Task statement >> Skip every picture, and extract verbatim the lines from the line containing "Emit a LaTeX" to the line containing "(1066,172) rectangle (1276,453);", both lines included.

Supplied data >>
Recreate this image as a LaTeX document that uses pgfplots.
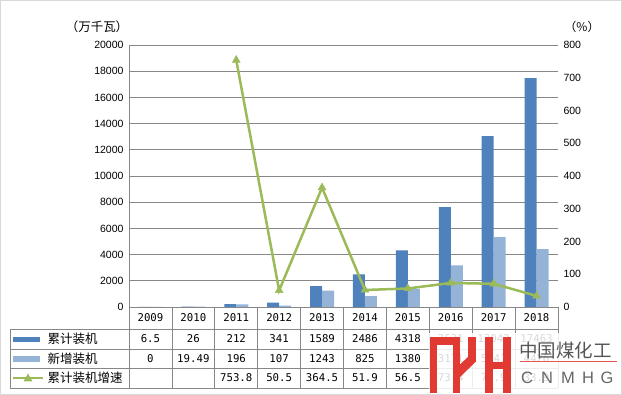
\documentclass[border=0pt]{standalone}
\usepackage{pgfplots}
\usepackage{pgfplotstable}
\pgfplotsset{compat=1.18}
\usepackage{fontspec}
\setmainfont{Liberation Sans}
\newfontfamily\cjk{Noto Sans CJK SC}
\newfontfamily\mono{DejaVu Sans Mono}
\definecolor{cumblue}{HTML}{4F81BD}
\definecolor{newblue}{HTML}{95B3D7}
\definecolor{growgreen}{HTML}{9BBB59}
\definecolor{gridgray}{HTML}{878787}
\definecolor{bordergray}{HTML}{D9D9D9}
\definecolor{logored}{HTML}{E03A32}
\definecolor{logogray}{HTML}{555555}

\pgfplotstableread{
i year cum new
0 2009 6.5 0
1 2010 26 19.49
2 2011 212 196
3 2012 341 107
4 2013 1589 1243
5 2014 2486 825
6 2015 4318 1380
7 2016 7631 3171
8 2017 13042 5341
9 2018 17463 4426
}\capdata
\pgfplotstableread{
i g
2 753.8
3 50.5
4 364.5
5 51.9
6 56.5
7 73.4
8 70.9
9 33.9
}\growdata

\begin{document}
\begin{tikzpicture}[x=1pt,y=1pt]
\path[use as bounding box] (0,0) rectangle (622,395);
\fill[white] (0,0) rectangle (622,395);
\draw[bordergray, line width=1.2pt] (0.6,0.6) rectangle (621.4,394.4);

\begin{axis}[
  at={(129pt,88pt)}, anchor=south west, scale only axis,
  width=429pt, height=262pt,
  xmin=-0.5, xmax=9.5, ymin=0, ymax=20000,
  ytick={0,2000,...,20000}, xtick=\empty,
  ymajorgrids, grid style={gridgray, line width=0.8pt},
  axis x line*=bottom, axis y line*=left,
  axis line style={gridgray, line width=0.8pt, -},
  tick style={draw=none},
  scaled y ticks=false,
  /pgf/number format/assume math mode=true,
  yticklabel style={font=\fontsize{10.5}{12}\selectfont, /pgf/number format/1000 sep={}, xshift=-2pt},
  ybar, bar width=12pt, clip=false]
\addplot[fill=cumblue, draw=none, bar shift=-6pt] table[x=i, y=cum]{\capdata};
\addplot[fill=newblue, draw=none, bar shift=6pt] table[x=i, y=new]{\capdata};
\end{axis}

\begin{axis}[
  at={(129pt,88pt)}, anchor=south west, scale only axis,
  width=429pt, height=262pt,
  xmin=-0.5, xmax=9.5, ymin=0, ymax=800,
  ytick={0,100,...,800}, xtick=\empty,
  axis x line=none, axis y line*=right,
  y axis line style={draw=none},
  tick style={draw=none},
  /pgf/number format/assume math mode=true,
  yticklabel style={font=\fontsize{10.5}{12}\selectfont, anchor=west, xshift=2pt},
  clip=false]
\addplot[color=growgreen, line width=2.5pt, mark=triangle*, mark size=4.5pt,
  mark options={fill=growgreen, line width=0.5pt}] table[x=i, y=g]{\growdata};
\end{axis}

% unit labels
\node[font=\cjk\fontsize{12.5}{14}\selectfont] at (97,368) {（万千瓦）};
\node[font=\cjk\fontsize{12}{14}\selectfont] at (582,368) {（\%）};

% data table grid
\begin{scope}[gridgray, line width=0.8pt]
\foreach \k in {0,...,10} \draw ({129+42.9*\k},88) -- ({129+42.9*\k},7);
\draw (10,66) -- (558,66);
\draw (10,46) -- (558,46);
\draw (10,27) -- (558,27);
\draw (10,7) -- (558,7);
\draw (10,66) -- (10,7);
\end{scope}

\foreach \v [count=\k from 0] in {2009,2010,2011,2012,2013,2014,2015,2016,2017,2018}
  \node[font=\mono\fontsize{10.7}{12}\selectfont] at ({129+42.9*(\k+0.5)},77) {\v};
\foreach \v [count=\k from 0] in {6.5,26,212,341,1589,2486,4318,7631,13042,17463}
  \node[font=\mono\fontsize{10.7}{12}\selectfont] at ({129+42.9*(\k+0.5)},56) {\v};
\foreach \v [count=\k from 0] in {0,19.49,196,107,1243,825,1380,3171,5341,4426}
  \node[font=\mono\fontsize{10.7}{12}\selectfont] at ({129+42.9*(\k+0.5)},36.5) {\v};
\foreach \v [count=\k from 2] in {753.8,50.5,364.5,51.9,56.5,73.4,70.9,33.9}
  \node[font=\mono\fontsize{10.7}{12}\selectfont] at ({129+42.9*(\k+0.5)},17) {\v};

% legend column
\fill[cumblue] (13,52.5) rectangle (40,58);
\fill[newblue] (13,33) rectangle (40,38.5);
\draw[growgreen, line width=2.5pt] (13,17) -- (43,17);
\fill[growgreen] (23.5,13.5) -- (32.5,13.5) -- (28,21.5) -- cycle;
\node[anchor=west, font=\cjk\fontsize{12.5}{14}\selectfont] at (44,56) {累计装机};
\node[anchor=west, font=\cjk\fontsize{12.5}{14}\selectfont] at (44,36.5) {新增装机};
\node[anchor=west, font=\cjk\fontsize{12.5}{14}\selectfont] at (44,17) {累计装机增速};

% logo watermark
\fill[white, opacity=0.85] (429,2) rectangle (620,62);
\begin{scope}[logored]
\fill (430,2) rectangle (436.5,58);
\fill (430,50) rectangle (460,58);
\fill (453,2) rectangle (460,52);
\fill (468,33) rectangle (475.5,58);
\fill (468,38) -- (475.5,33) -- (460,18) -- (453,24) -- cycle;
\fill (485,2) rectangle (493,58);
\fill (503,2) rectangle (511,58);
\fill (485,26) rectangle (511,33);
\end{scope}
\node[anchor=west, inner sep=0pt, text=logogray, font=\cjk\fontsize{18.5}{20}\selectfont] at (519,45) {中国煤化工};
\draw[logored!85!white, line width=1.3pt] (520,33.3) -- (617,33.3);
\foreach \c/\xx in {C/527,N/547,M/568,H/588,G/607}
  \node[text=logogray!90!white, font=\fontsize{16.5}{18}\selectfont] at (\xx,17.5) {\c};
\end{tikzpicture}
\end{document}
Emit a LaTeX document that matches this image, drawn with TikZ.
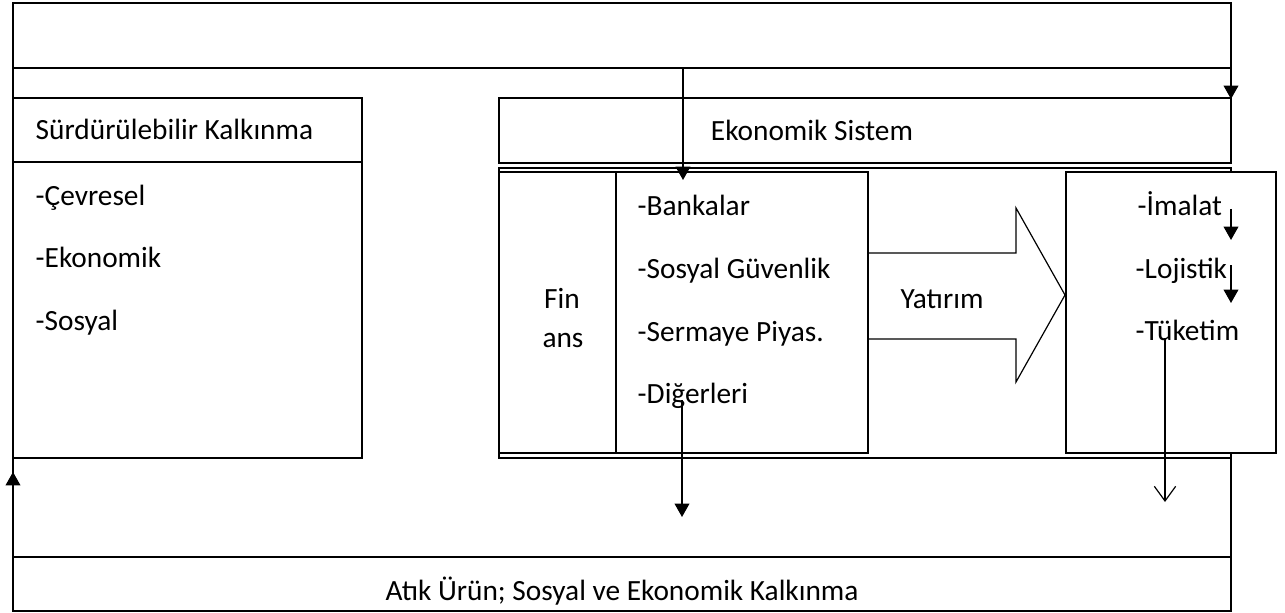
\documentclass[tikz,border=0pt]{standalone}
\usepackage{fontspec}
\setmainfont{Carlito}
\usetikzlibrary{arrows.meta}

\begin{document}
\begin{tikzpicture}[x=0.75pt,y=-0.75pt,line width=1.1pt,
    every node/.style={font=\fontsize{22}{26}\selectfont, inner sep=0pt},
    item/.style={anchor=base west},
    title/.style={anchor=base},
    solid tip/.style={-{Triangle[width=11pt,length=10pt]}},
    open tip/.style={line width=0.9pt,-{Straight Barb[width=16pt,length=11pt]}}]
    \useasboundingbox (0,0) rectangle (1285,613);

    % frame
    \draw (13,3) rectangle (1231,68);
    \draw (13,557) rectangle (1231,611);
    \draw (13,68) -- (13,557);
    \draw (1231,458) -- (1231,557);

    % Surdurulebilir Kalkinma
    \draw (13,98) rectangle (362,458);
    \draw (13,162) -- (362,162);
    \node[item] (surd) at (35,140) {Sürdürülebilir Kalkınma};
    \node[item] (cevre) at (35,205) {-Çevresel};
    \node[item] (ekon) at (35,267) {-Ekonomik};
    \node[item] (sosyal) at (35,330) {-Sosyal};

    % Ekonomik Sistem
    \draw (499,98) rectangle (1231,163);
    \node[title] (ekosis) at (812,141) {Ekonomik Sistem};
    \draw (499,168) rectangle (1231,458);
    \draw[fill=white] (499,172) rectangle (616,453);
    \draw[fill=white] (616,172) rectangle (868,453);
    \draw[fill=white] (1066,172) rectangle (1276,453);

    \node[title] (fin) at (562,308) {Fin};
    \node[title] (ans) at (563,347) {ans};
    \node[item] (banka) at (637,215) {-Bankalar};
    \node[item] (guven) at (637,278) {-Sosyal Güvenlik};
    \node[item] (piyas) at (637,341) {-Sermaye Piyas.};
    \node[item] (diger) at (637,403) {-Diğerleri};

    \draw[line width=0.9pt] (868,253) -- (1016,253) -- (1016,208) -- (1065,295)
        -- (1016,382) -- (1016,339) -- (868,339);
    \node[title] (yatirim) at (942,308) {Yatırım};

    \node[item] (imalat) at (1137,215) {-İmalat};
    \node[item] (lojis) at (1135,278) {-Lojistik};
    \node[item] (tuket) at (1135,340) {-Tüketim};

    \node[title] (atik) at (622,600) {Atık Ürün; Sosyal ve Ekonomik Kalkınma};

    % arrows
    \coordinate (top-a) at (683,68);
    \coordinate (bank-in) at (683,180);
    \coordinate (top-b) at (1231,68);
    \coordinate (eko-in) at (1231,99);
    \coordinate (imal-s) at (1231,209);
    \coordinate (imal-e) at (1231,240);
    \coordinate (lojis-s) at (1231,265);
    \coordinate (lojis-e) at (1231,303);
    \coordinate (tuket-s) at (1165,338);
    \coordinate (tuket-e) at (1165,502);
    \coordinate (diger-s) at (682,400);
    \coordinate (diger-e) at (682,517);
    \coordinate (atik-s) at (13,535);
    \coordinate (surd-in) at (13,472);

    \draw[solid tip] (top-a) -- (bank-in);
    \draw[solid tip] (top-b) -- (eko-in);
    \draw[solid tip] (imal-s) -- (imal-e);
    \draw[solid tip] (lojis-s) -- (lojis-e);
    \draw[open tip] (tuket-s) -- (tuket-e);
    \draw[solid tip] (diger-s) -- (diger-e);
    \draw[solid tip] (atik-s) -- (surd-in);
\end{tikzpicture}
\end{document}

Complete response >>
Emit a LaTeX document that matches this image, drawn with TikZ.
\documentclass[tikz,border=0pt]{standalone}
\usepackage{fontspec}
\setmainfont{Carlito}
\usetikzlibrary{arrows.meta}

\begin{document}
\begin{tikzpicture}[x=0.75pt,y=-0.75pt,line width=1.1pt,
    every node/.style={font=\fontsize{22}{26}\selectfont, inner sep=0pt},
    item/.style={anchor=base west},
    title/.style={anchor=base},
    solid tip/.style={-{Triangle[width=11pt,length=10pt]}},
    open tip/.style={line width=0.9pt,-{Straight Barb[width=16pt,length=11pt]}}]
    \useasboundingbox (0,0) rectangle (1285,613);

    % frame
    \draw (13,3) rectangle (1231,68);
    \draw (13,557) rectangle (1231,611);
    \draw (13,68) -- (13,557);
    \draw (1231,458) -- (1231,557);

    % Surdurulebilir Kalkinma
    \draw (13,98) rectangle (362,458);
    \draw (13,162) -- (362,162);
    \node[item] (surd) at (35,140) {Sürdürülebilir Kalkınma};
    \node[item] (cevre) at (35,205) {-Çevresel};
    \node[item] (ekon) at (35,267) {-Ekonomik};
    \node[item] (sosyal) at (35,330) {-Sosyal};

    % Ekonomik Sistem
    \draw (499,98) rectangle (1231,163);
    \node[title] (ekosis) at (812,141) {Ekonomik Sistem};
    \draw (499,168) rectangle (1231,458);
    \draw[fill=white] (499,172) rectangle (616,453);
    \draw[fill=white] (616,172) rectangle (868,453);
    \draw[fill=white] (1066,172) rectangle (1276,453);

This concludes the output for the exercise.